Ci risiamo, chi aveva dimenticato la problematica in questione ora avrà modo di rinfrescarsi la memoria. L’ex Ilva di Taranto torna al centro del dibattito industriale e politico italiano, con la prospettiva di un drastico ridimensionamento della forza lavoro. Attualmente, lo stabilimento conta circa 10.000 dipendenti, ma il piano di ristrutturazione e le offerte di acquisizione avanzate potrebbero comportare una riduzione di almeno 2.000 posti di lavoro. La situazione desta grande preoccupazione tra i lavoratori e i sindacati, che temono un ulteriore declino del settore siderurgico italiano.
Le offerte di acquisizione e il rischio occupazionale
Diverse realtà industriali hanno mostrato interesse per l’acquisizione dell’ex Ilva, tra cui Baku Steel e Jindal Steel.
L’azienda azera Baku Steel ha presentato un’offerta di circa un miliardo di euro, ma questa proposta è stata giudicata insufficiente sia dai sindacati che dalle autorità locali. La principale preoccupazione riguarda l’intenzione della società di ridurre la produzione e rivedere gli organici, portando inevitabilmente a licenziamenti.
Anche Jindal Steel, colosso indiano del settore, ha avanzato una proposta, ma senza fornire garanzie concrete sul mantenimento dei livelli occupazionali. Le sigle sindacali chiedono che ogni operazione di acquisizione venga accompagnata da un piano industriale chiaro, che preveda investimenti in nuovi impianti e strategie di riconversione per garantire il mantenimento dei posti di lavoro e un futuro produttivo per lo stabilimento.

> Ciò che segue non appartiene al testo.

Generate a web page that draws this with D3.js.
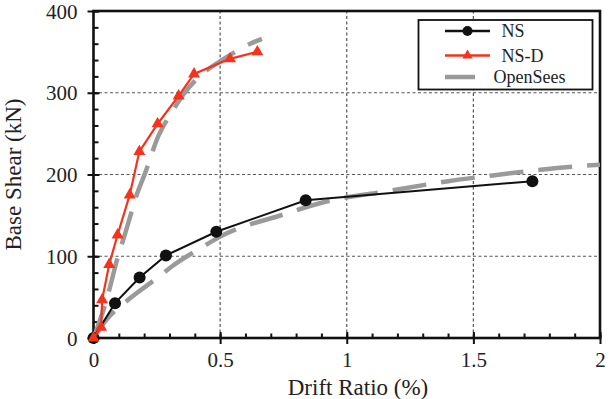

Ex Ilva di Taranto, 2000 posti a rischio
Oltre alla questione occupazionale, l’ex Ilva di Taranto deve affrontare una transizione verso una produzione più sostenibile. Le normative ambientali sempre più stringenti impongono una riduzione delle emissioni, elemento che ha spinto a valutare l’abbandono degli altoforni tradizionali a favore di impianti elettrici più moderni e meno inquinanti.
Questa riconversione, tuttavia, comporta costi elevati e un impatto sulla forza lavoro, poiché i nuovi impianti necessitano di un numero inferiore di addetti rispetto ai tradizionali processi di produzione dell’acciaio. La questione ambientale è particolarmente sentita dalla cittadinanza tarantina, che da anni denuncia gli effetti dell’inquinamento derivante dalle attività industriali. Le associazioni locali chiedono interventi concreti per garantire una produzione sostenibile che non comprometta la salute pubblica.
Ex Ilva, scenari futuri e possibili soluzioni
Il governo italiano ha più volte ribadito la necessità di mantenere la produzione di acciaio nel paese e di garantire un futuro ai lavoratori di Taranto. Tuttavia, le difficoltà economiche e l’incertezza sugli investimenti rendono difficile trovare una soluzione immediata. Le alternative potrebbero includere l’ingresso di un partner pubblico o una joint venture con investitori privati che possano garantire risorse per l’ammodernamento dell’impianto e la tutela dell’occupazione.
Nel frattempo, i lavoratori continuano a manifestare la loro preoccupazione attraverso scioperi e proteste, chiedendo alle istituzioni di intervenire per scongiurare nuovi licenziamenti. La città di Taranto, che ha già subito gli effetti della crisi industriale, rischia di dover affrontare un’ulteriore perdita di posti di lavoro con gravi conseguenze economiche e sociali.
L’ex Ilva rappresenta un nodo cruciale per il futuro dell’industria italiana e richiede un equilibrio tra necessità produttive, tutela dell’occupazione e rispetto dell’ambiente. La decisione sulle offerte di acquisizione e sulle strategie di riconversione determinerà il destino di migliaia di famiglie e il ruolo dell’Italia nel settore siderurgico europeo.
I punti chiave.
- Ex Ilva di Taranto rischia 2.000 licenziamenti con le offerte di Baku Steel e Jindal Steel.
- La transizione ecologica riduce l’inquinamento ma minaccia posti di lavoro.
- Il governo cerca soluzioni, ma restano incertezze su investimenti e occupazione.